The Value In Cash Flow Forecasting Isn’t About Perfect Accuracy — It’s About Decision Making



Many leaders avoid cash flow forecasting because they think it needs to be perfect to be useful. It doesn’t.

In fact, the value of forecasting has very little to do with predicting the future accurately. Its real purpose is to improve decision making and timing.

When leaders understand when pressure points are likely to emerge, they can act earlier—while options still exist.

Forecasts are often dismissed for predictable reasons:
– “They’re never right anyway.”
– “Too many variables.”
– “Things change too fast.”

All of that is true—and largely irrelevant. A forecast that’s directionally correct is far more valuable than no forecast at all. It’s a “what-if” tool leveraging known and desired variables to anticipate or “predict” potential outcomes.

Cash flow forecasting answers questions leaders care about but don’t always articulate cleanly:
– How long can we sustain our current pace?
– When do we need to decide about hiring, expansion, or investment?
– How much flexibility do we really have?
– What happens if revenue slips—or accelerates?

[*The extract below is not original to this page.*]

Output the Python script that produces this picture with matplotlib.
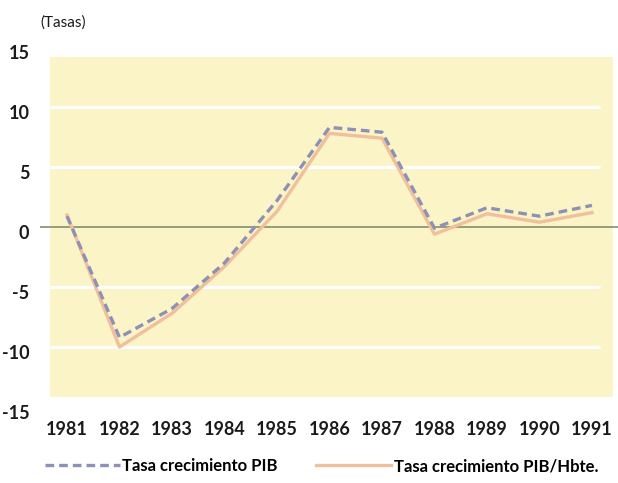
import numpy as np
import matplotlib.pyplot as plt
from matplotlib.patches import Rectangle
from matplotlib.transforms import ScaledTranslation

# data
years = [1981, 1982, 1983, 1984, 1985, 1986, 1987, 1988, 1989, 1990, 1991]
pib = [0.9, -9.2, -6.8, -3.0, 2.2, 8.3, 7.9, -0.1, 1.6, 0.9, 1.8]
pib_hbte = [1.0, -10.0, -7.2, -3.3, 1.3, 7.8, 7.4, -0.6, 1.1, 0.4, 1.2]
yticks = [15, 10, 5, 0, -5, -10, -15]
grid_levels = [10, 5, -5, -10]

plt.rcParams['font.family'] = ['Lato', 'DejaVu Sans']

fig = plt.figure(figsize=(6.18, 4.83), dpi=100)
ax = fig.add_axes([0.0744, 0.1524, 0.9217, 0.7553])
ax.set_xlim(1980.6, 1991.45)
ax.set_ylim(-15.2, 15.2)
for s in ax.spines.values():
    s.set_visible(False)

# yellow plot area
ax.add_patch(Rectangle((1980.68, -14.2), 1991.4 - 1980.68, 28.4,
                       facecolor='#fbf4c6', edgecolor='none', zorder=0))
ax.hlines(grid_levels, 1980.68, 1991.15, colors='white', linewidth=2.4, zorder=1)
ax.hlines(0, 1980.49, 1991.97, colors='#80906e', linewidth=1.2, zorder=2, clip_on=False)

l_hbte, = ax.plot(years, pib_hbte, color='#f2bf9c', linewidth=2.4, zorder=3)
l_pib, = ax.plot(years, pib, color='#8d91b6', linewidth=2.4,
                 linestyle=(0, (2.6, 1.5)), zorder=4)

ax.set_xticks(years)
ax.set_xticklabels([str(y) for y in years], fontsize=13, fontweight='bold', color='#1a1a1a')
ax.set_yticks(yticks)
ax.set_yticklabels([str(v) for v in yticks], fontsize=13, fontweight='bold', color='#1a1a1a')
ax.tick_params(axis='both', length=0)
ax.tick_params(axis='x', pad=8)
ax.tick_params(axis='y', pad=12)
for lab in ax.get_yticklabels():
    lab.set_transform(lab.get_transform() + ScaledTranslation(0, -0.05, fig.dpi_scale_trans))

fig.text(40 / 618, 1 - 23 / 483, '(Tasas)', fontsize=11, va='center', ha='left', color='#1a1a1a')

leg_kw = dict(loc='center left', frameon=False, prop={'size': 12, 'weight': 'bold'},
              handlelength=4.5, handletextpad=0.15, borderaxespad=0, borderpad=0)
fig.legend([l_pib], ['Tasa crecimiento PIB'], bbox_to_anchor=(45 / 618, 1 - 466 / 483), **leg_kw)
fig.legend([l_hbte], ['Tasa crecimiento PIB/Hbte.'], bbox_to_anchor=(316 / 618, 1 - 466 / 483), **leg_kw)

fig.savefig('out.png', dpi=100, facecolor='white')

Without a forecast, these questions get answered emotionally or reactively. With one, they can be asessed and answered strategically.

Late decisions can have just as detrimental an impact on a business’s future as no decision at all.
– Hiring too late.
– Cutting costs too late.
– Seeking funding too late.
– Adjusting strategy after options have narrowed.

A basic cash flow forecast surfaces those moments earlier—when leaders still have room to maneuver.

And you don’t have to have extensive forecasting skills or complex models for it to be effective. It requires:
– reasonable assumptions
– regular updates
– leadership engagement

Even a simple 6–12 month rolling forecast can dramatically improve decision quality when it’s reviewed consistently. The goal is to shorten the distance between seeing a problem and responding to it, not eliminate risk altogether. Risk will always exist. The goal is to mitigate any risk through informed decision making.

When forecasting is in place, questions shift from:
– “Can we afford this right now?” to “If we do this, what changes later?”
– “We didn’t see this coming.” to “We knew this was a possibility.”

That shift alone reduces stress and improves trust both internally and at the board level.

Cash flow forecasting gives leaders an analysis framework and time to plan, adjust, and choose intentionality instead of reaction.

Accuracy matters less than awareness.